Another accelerator that Intel integrated into Sapphire Rapids is the Quick Assist Technology (QAT) which was previously found in their chipsets. Sapphire Rapids will feature next-generation QAT that will support all the most common crypto, hash, and compression algorithms. QAT can also fuse or chain together those operations. The QAT on Sapphire Rapids is said to support up to 400 Gb/s of crypto and simultaneously do compression or decompression at up to 160 Gb/s each.
PCIe Gen5 & Faster UPI 2.0 Links
Sapphire Rapids upgrades the I/O support to PCIe Gen5. Additionally, Intel also upgraded the chip-to-chip UPI links to UPI 2.0 which essentially increases the link transfer rate to 16 Gt/s. Sapphire Rapids will support up to 4 x24 UPI 2.0 links, supporting new 8-socket 4-UPI configurations.
DDR5 Memory And HBM
Across all cores on Sapphire Rapids, Intel says that the new processor will feature up to over 100 MiB of shared last-level cache.

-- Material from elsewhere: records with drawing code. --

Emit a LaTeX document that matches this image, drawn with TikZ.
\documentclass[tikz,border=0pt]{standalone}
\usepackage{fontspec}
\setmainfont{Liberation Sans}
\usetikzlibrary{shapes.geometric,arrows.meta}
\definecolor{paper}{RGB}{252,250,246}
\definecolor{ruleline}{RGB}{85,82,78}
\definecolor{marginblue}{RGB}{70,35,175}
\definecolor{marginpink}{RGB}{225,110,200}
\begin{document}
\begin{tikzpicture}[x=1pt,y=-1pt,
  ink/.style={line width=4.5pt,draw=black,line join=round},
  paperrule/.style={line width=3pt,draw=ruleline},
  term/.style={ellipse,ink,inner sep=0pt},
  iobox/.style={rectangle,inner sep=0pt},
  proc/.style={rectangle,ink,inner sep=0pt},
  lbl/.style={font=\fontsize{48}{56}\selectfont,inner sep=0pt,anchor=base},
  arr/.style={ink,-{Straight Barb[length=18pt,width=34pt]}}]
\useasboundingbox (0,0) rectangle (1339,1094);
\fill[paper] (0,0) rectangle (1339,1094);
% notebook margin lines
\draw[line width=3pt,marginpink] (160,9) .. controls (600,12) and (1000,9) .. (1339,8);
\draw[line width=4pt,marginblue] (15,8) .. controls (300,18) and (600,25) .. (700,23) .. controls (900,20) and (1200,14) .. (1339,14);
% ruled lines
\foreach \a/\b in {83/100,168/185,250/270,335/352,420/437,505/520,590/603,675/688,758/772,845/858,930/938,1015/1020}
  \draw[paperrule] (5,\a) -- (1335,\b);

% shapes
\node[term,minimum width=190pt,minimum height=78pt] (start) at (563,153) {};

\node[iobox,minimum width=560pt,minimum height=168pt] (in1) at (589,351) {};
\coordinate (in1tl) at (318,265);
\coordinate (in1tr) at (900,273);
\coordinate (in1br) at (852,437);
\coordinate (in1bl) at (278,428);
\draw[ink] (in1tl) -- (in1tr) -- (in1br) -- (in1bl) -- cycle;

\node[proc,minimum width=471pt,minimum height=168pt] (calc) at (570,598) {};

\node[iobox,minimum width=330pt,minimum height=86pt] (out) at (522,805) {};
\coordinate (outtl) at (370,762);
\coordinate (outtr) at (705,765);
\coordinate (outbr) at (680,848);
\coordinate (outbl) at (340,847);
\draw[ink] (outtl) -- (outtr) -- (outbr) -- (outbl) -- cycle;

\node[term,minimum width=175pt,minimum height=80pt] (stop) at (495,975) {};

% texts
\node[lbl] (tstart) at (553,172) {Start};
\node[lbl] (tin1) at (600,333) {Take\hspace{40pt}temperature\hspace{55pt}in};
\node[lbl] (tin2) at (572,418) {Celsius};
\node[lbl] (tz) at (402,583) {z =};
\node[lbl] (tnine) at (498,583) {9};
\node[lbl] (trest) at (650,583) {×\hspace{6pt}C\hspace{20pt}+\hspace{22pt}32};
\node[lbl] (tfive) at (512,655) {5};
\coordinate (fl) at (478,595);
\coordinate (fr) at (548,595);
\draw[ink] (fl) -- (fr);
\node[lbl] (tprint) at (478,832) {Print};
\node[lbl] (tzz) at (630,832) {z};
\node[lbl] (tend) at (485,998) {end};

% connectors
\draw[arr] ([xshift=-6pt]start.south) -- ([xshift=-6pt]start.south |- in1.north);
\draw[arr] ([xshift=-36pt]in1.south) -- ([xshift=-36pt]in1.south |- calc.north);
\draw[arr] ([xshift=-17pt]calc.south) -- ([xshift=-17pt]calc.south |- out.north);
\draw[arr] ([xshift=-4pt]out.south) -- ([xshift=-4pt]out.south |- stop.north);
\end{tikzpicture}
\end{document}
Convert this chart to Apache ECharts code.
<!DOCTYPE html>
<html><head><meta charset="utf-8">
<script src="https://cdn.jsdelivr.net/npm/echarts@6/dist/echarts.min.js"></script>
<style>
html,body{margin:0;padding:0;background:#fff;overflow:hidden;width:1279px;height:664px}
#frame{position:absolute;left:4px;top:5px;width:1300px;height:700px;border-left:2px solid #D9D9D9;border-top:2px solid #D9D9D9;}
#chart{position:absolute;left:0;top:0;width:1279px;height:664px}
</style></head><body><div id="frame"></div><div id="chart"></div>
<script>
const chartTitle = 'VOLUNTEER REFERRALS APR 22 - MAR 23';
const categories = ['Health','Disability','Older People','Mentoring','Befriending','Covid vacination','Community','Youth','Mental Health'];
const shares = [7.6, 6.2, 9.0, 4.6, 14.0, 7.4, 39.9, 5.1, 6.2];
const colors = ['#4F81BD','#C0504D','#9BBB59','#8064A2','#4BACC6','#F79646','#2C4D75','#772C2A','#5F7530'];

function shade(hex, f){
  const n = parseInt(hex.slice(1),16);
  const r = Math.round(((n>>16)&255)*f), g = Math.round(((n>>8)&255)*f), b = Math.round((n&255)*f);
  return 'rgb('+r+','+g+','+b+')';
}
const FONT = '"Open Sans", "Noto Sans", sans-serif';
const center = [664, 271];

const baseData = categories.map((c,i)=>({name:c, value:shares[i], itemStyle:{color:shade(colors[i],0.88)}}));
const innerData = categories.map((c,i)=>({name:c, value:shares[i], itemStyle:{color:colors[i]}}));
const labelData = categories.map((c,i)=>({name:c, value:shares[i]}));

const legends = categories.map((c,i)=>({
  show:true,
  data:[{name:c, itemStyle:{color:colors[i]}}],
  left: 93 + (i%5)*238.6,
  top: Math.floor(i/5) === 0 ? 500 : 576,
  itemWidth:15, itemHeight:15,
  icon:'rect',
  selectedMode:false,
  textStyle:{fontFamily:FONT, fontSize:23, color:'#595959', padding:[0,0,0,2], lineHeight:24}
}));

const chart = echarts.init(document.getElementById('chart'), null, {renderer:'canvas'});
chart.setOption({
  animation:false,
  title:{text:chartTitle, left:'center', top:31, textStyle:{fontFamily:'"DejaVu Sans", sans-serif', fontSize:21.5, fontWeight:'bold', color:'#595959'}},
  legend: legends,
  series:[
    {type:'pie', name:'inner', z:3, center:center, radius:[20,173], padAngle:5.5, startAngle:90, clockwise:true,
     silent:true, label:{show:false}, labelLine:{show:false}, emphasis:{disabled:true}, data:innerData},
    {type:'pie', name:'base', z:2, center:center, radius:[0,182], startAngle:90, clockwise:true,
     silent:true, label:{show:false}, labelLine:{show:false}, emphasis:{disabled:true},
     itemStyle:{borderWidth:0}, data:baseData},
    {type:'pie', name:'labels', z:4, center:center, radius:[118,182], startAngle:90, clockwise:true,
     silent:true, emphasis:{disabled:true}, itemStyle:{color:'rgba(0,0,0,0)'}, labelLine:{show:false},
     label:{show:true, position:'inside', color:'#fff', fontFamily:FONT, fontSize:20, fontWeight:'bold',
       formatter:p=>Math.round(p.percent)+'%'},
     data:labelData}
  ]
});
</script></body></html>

Each tile comprises a single memory controller supporting two memory channels. With four tiles in each Sapphire Rapid processor, the entire chip offers 4 memory controllers supporting up to 8 memory channels. Sapphire Rapids memory controllers have been upgraded to support DDR5 memory and support for next-generation Intel Optane memory.
In addition to the DDR5 and Optane memory support, Sapphire Rapids will come in various SKUs that also incorporate high-bandwidth memory (HBM). The HBM version of Sapphire Rapids is particularly suitable for HPC applications, machine learning, in-memory data analytics, and other heavily memory-bound applications. It’s worth pointing out that Sapphire Rapids HBM will come with two configurable modes – memory tiering (caching mode) which offers software-visible HBM + DDR memory as well as software-transparent caching between HBM and DDR.